- Materials provided
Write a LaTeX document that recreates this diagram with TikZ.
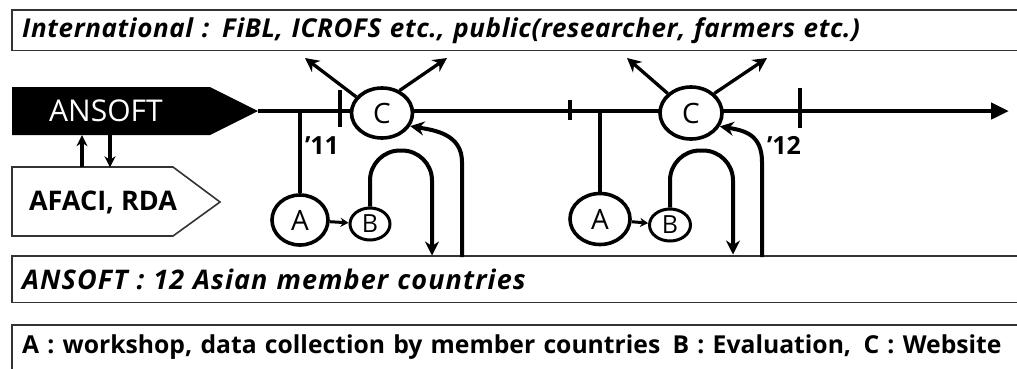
* * *
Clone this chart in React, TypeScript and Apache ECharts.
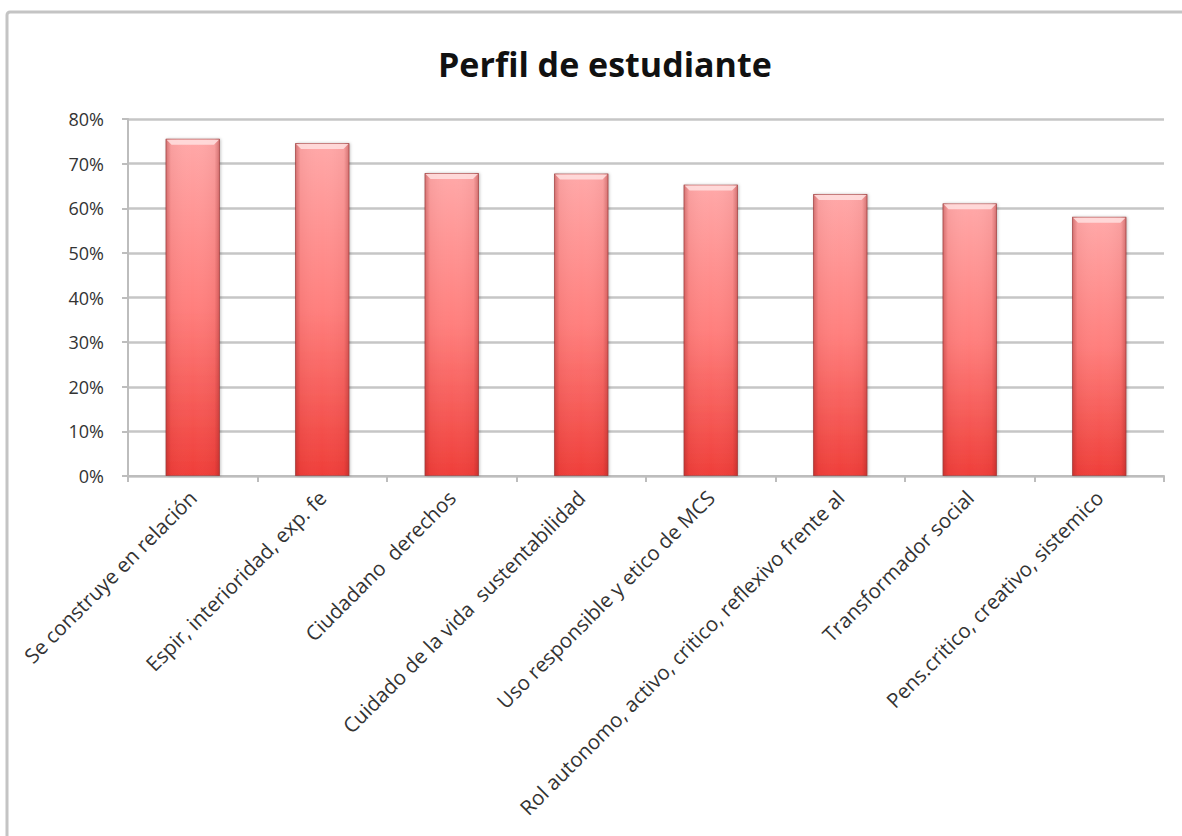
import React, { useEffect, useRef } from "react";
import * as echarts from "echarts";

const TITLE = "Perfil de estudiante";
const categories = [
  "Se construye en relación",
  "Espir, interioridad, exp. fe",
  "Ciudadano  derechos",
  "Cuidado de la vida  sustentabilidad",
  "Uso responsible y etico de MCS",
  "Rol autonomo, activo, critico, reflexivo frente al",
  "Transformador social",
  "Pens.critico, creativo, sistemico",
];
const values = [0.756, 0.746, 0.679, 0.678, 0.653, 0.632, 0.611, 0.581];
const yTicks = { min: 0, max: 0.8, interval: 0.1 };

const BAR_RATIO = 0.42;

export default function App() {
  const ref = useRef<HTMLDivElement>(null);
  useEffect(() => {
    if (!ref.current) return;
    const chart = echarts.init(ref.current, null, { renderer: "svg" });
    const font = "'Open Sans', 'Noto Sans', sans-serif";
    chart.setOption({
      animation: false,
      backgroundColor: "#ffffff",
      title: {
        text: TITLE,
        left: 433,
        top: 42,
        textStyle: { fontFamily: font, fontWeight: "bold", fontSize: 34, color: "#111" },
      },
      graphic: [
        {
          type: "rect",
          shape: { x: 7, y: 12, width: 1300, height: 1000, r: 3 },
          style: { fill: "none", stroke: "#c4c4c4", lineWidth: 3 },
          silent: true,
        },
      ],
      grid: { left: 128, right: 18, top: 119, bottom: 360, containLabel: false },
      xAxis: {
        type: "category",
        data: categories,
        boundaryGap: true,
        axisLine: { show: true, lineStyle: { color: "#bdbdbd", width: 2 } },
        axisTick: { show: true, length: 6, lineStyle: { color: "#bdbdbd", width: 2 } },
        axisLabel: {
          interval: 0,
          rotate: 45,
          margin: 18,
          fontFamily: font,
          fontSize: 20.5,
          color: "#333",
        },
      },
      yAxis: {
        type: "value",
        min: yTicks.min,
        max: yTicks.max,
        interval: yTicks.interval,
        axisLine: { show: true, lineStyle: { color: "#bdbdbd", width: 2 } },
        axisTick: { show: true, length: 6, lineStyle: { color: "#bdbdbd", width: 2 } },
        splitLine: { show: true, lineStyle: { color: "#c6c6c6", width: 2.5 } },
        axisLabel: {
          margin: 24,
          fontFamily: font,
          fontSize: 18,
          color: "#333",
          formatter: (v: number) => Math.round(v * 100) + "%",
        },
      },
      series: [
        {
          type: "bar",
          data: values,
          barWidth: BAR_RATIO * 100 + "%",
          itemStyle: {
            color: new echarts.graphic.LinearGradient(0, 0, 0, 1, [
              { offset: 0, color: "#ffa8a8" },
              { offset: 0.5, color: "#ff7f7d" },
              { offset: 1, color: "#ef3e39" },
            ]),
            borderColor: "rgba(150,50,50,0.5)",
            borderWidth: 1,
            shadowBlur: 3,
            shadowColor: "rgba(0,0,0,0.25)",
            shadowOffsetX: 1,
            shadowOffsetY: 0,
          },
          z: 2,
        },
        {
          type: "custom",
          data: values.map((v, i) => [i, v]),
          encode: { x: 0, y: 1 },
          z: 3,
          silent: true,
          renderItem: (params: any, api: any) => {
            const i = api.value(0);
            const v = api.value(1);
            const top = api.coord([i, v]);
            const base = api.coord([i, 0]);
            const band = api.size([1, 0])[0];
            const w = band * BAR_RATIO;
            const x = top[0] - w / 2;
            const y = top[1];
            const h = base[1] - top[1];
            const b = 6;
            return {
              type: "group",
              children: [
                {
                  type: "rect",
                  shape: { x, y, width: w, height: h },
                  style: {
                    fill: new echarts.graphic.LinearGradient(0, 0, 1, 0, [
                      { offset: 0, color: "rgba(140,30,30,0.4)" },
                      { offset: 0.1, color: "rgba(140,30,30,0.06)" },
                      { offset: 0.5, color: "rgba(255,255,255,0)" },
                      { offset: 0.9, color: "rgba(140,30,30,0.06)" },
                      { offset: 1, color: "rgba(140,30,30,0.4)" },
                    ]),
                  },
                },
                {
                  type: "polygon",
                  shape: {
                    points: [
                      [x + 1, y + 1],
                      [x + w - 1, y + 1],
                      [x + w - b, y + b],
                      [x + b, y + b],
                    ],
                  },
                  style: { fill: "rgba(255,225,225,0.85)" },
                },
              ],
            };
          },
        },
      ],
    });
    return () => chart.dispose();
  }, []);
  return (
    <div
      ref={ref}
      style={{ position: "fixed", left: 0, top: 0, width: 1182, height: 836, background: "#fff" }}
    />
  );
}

- To be done
Nothing but the lines from the one with "Clone this chart" down to the one with "const BAR_RATIO = 0.42;" should be printed, both of them included. Leave out the pictures.

- Written response
Clone this chart in React, TypeScript and Apache ECharts.
import React, { useEffect, useRef } from "react";
import * as echarts from "echarts";

const TITLE = "Perfil de estudiante";
const categories = [
  "Se construye en relación",
  "Espir, interioridad, exp. fe",
  "Ciudadano  derechos",
  "Cuidado de la vida  sustentabilidad",
  "Uso responsible y etico de MCS",
  "Rol autonomo, activo, critico, reflexivo frente al",
  "Transformador social",
  "Pens.critico, creativo, sistemico",
];
const values = [0.756, 0.746, 0.679, 0.678, 0.653, 0.632, 0.611, 0.581];
const yTicks = { min: 0, max: 0.8, interval: 0.1 };

const BAR_RATIO = 0.42;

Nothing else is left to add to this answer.